Given information:
○ ○ ○

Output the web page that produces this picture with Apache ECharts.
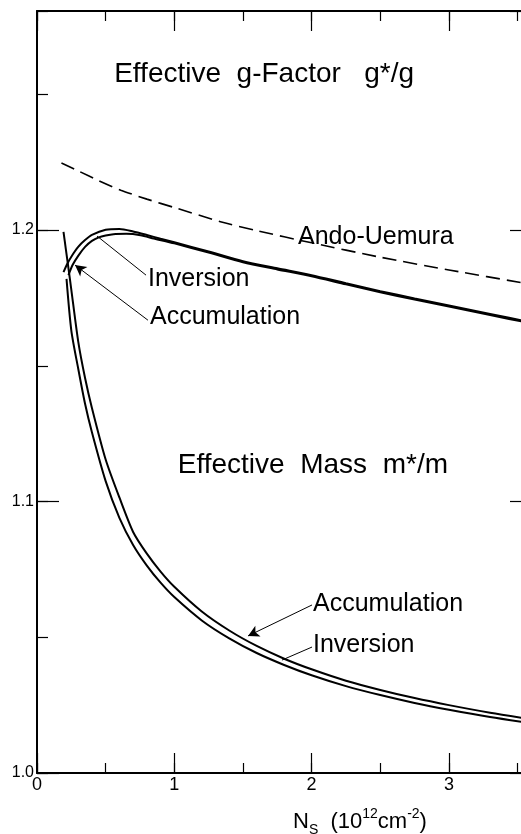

○ ○ ○

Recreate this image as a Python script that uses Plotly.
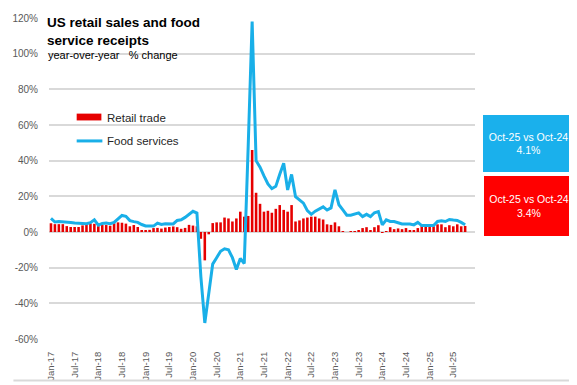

○ ○ ○

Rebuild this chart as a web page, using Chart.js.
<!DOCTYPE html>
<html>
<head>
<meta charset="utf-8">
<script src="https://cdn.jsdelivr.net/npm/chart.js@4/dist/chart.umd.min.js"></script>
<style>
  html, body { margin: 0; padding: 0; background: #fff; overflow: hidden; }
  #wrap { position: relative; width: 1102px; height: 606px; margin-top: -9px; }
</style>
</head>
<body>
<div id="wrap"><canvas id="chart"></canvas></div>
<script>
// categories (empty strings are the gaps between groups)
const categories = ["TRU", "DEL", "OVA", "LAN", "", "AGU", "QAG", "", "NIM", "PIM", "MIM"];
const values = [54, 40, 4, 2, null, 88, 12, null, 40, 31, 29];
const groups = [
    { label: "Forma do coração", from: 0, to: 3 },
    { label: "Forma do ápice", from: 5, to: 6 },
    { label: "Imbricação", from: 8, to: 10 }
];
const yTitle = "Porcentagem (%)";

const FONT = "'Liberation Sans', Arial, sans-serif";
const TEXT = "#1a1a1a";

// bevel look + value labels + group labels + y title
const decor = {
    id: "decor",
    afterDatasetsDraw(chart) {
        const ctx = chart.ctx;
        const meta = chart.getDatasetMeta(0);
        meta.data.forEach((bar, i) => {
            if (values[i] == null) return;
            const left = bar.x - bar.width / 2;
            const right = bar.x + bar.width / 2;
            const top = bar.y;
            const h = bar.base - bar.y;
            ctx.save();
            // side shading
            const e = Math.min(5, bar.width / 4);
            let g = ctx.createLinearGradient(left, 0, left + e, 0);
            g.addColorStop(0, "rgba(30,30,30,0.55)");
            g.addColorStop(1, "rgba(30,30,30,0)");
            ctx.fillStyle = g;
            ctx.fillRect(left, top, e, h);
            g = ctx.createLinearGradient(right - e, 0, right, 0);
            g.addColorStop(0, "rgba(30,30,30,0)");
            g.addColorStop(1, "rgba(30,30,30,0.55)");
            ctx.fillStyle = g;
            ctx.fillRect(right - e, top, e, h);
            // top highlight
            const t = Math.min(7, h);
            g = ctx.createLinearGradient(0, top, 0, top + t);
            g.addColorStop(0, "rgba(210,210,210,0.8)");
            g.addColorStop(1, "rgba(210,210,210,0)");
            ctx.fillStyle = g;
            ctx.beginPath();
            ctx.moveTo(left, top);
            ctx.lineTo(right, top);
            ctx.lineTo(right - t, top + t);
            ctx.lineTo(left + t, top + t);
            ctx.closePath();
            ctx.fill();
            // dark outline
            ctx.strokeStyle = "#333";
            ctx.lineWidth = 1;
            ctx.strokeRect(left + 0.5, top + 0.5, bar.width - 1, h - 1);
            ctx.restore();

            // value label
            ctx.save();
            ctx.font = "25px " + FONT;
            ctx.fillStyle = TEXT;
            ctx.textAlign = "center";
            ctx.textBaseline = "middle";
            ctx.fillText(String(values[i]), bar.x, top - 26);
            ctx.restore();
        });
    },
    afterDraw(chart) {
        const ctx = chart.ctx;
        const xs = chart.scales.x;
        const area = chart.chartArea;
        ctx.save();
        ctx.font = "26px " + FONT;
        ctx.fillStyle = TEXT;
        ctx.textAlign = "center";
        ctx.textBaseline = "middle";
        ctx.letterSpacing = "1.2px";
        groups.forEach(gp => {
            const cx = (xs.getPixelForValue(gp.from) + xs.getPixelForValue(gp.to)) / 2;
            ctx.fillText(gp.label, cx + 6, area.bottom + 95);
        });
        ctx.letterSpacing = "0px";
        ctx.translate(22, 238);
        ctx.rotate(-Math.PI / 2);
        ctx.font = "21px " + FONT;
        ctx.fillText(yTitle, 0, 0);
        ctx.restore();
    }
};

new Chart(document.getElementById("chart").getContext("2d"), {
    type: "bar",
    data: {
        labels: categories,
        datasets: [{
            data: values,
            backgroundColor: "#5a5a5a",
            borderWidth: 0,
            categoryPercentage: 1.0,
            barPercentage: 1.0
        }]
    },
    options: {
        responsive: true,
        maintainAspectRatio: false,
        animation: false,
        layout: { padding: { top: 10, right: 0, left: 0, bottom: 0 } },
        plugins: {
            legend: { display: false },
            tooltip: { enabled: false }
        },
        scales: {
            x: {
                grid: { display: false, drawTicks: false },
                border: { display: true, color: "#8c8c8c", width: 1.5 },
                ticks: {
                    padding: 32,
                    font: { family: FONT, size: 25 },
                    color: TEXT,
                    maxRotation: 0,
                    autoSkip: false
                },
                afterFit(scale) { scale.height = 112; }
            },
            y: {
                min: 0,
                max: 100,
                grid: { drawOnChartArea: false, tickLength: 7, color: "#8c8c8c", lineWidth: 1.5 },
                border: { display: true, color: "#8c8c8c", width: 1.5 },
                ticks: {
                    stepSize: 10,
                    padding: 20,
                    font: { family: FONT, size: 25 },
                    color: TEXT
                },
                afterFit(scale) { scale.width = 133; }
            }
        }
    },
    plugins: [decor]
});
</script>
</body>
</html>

○ ○ ○

Stated exercise: Show the lines that mention the word "this".

Answer below:
Output the web page that produces this picture with Apache ECharts.
Recreate this image as a Python script that uses Plotly.
Rebuild this chart as a web page, using Chart.js.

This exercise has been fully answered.